News > Asia & Australia

Indonesia Polls Test Islamic Parties

By  Dandy Koswaraputra IOL Correspondent

"To attract people, an Islamic party must be able to identify their basic needs, not only feed them with jargons of Shari`ah," Minister Muhammad told IOL.

JAKARTA — The general elections are a critical test for Islamic parties which have been loosing ground to nationalist and secular parties in the world's most populous Muslim country.

"To attract the people, an Islamic party must be able to identify their basic needs, not only feed them with jargons of Shari`ah," Dr. Muhammad Sohibul Imam, central board member of the Islamic-rooted Prosperous Justice Party (PKS), told IslamOnline.net.

Some 171 million registered voters will go to the ballot boxes on April 9 to elect members of both chambers of parliament in the third general elections since the fall of the Suharto.

More than 38 parties, including seven Islamic parties, are contesting the polls, hoping to prove their relevance and gain enough votes to have a political clout.

"People don’t care for Islamic parties, they don’t care about Shari`ah," says Muhammad, the incumbent research and technology minister.

"Whoever can meet their basic needs, people will choose."

The PKS is closely associated with Islamic teachings, but according to it leadership it does not promote the mandatory implementation of Shari`ah.

It is known for its public opposition to political corruption, a stance that was a major factor in the party’s increased success in 2004.

It won 7.2 percent votes in the last election and has 45 out of 550 seats in parliament.

Only parties that achieve the electoral threshold of 2.5 percent of the cast votes or get at least 4.3 million voters will be awarded seats in the parliament.

Indonesia is the world's most populous Muslim nation with a population of 220 million, around 85 percent of them follows Islam.

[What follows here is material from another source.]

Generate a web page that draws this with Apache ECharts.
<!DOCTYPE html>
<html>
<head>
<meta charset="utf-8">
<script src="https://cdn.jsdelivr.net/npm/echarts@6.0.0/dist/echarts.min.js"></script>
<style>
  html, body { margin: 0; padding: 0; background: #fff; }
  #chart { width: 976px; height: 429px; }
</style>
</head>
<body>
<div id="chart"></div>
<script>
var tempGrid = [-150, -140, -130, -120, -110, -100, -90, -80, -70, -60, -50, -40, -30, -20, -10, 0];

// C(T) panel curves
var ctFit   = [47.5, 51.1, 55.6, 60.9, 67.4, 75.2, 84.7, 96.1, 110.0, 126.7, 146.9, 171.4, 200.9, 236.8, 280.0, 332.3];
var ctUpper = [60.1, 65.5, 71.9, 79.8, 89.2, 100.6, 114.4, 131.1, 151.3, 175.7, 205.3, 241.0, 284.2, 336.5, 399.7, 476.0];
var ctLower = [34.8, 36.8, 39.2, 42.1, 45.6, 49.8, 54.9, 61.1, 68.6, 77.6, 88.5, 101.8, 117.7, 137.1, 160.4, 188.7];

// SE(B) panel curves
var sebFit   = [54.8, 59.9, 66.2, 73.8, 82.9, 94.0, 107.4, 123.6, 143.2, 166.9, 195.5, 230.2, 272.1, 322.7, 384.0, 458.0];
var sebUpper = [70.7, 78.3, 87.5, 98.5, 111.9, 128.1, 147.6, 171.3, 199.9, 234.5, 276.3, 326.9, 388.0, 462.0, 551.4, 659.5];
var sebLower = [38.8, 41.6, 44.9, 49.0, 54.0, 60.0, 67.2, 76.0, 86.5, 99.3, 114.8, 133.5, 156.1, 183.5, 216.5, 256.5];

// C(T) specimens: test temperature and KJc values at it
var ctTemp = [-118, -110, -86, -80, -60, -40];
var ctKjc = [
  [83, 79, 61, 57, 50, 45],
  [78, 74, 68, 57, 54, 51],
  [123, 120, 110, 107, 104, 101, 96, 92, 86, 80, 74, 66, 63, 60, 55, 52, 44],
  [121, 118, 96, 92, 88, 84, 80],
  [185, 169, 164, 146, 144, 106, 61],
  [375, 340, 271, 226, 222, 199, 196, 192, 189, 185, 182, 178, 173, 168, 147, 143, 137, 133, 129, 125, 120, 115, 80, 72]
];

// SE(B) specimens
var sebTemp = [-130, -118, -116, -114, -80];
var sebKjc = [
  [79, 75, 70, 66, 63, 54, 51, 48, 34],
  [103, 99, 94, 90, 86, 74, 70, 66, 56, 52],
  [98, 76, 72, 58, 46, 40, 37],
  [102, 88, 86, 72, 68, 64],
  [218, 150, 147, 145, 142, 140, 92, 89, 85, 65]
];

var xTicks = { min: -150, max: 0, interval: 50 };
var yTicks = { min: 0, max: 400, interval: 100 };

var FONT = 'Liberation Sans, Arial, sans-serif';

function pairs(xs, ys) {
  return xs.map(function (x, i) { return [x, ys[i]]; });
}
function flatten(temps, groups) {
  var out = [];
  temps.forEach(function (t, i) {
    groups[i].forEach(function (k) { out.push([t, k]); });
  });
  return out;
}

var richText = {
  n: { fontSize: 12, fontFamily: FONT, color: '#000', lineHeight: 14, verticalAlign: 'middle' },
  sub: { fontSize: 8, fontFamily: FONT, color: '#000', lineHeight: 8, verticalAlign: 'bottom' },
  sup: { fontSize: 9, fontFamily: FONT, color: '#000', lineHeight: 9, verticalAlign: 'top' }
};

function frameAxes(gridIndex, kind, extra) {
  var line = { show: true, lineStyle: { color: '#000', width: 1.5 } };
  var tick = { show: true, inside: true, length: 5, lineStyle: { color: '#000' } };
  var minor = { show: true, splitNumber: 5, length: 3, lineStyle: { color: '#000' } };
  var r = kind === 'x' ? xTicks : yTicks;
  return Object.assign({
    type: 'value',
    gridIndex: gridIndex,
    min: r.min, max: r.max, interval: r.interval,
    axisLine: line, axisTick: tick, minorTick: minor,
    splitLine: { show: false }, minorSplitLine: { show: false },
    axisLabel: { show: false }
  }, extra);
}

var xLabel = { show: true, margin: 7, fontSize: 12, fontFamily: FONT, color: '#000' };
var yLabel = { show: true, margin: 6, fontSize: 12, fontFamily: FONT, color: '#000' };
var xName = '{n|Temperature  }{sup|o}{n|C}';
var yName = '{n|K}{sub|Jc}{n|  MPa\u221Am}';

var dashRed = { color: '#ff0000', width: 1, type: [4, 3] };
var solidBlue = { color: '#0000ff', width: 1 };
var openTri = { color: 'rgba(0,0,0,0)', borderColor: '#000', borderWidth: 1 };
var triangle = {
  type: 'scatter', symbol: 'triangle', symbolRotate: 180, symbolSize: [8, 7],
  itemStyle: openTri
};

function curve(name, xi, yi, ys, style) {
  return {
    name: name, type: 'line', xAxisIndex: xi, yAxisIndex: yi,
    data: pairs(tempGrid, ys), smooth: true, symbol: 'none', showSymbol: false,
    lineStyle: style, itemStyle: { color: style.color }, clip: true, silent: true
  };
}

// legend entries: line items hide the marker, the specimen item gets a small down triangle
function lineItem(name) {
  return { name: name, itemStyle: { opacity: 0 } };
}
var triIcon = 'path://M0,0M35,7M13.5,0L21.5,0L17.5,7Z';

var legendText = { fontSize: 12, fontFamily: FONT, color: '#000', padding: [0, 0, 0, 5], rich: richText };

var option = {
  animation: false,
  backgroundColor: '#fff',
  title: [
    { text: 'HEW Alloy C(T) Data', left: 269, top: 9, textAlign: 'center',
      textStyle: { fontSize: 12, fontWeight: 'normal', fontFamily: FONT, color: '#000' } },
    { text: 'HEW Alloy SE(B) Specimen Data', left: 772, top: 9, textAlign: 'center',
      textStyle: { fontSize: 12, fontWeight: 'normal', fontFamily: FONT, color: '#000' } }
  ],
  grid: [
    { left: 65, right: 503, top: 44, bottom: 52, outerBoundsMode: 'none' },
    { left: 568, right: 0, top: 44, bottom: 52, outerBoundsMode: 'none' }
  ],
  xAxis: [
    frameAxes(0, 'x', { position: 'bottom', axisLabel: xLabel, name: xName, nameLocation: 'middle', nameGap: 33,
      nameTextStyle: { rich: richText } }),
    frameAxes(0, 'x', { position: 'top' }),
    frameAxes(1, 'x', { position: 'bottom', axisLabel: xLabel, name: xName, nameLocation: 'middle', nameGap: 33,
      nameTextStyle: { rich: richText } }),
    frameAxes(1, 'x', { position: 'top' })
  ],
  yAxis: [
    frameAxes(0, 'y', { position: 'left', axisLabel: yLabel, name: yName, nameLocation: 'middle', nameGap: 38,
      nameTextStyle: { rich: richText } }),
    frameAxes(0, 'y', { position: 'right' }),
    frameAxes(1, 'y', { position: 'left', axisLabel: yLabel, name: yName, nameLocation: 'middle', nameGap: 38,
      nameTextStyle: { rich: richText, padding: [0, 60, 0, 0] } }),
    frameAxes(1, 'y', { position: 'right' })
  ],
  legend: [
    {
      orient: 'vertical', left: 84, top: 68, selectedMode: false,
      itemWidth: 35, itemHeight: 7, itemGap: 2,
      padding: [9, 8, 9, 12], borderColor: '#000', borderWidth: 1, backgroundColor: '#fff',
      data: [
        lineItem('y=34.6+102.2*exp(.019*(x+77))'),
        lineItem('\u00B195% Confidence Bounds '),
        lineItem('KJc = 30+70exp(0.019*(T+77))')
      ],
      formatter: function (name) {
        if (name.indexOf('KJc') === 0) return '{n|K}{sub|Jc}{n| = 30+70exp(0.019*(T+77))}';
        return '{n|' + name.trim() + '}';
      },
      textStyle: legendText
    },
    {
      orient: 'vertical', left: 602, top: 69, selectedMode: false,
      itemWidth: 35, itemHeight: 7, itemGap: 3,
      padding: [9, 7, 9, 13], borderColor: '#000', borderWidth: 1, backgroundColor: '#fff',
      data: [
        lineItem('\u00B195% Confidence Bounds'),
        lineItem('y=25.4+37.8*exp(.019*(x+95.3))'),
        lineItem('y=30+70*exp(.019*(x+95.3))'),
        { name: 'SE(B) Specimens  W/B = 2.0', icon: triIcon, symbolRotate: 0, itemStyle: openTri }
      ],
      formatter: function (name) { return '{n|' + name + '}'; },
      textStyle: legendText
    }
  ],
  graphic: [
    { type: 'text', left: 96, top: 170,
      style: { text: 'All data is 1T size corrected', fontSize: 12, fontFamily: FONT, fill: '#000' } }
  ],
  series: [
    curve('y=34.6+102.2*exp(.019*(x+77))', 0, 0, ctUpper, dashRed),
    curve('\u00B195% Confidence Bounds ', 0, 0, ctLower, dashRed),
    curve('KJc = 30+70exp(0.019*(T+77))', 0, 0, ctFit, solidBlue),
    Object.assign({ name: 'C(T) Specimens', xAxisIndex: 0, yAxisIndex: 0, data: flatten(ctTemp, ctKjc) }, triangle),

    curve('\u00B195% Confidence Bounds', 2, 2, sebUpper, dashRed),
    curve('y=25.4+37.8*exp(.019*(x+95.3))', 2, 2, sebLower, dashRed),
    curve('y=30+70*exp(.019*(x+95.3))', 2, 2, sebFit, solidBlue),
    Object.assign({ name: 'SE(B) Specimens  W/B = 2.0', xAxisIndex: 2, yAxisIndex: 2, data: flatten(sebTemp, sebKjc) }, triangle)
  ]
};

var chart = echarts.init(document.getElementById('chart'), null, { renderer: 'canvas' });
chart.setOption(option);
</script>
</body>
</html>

It is categorized as the most democratic country in Southeast Asia.

Relevance

"Religious parties are not an issue anymore," Feery told IOL.
While some Islamic parties are changing tactics to be more appealing, others are sticking to the usual rhetoric to court conservative voters.

"Ulamas must be involved in ruling the country," Ma’ruf Amin, chairman of the Supervisory Board of the Ulemas National Awakening Party (PKNU), told IOL.

PKNU is hoping to make enough gains to earn a bigger role in the country's politics.

But according to a survey by the Indonesian Survey Body (LSI), the PKS and the United Development Party (PPP) will be the only two Islamic parties to make it to the new legislature.

Ma’ruf, the PKNU leader, notes that Islamic parties lost ground in the 1970s, when Suharto dictated pluralism-religious to be the only ideology adopted by political parties.

"Since then, ulamas and Muslim prominent figures have been reluctant to involve in politics because Suharto did not allow using Islam as an ideology of any party."

Ma’ruf says his PKNU was established in a bid to bring back the golden age of Islamic parties marred by secular values.

But many politicians argue that PKNU, like other Islamic parties, will come up empty-handed.

"As we know sectarian parties never reached significant votes, so I don’t think it’s still relevant," Pramono Anung, secretary general of the nationalist-leftist Democratic Party of Struggle (PDI-P), told IOL.

Feery Mursyidan Baldan, deputy chairman of the secular Golkar Party of Vice President Yusuf Kalla, agrees.

"Religious parties are not an issue anymore," he told IOL.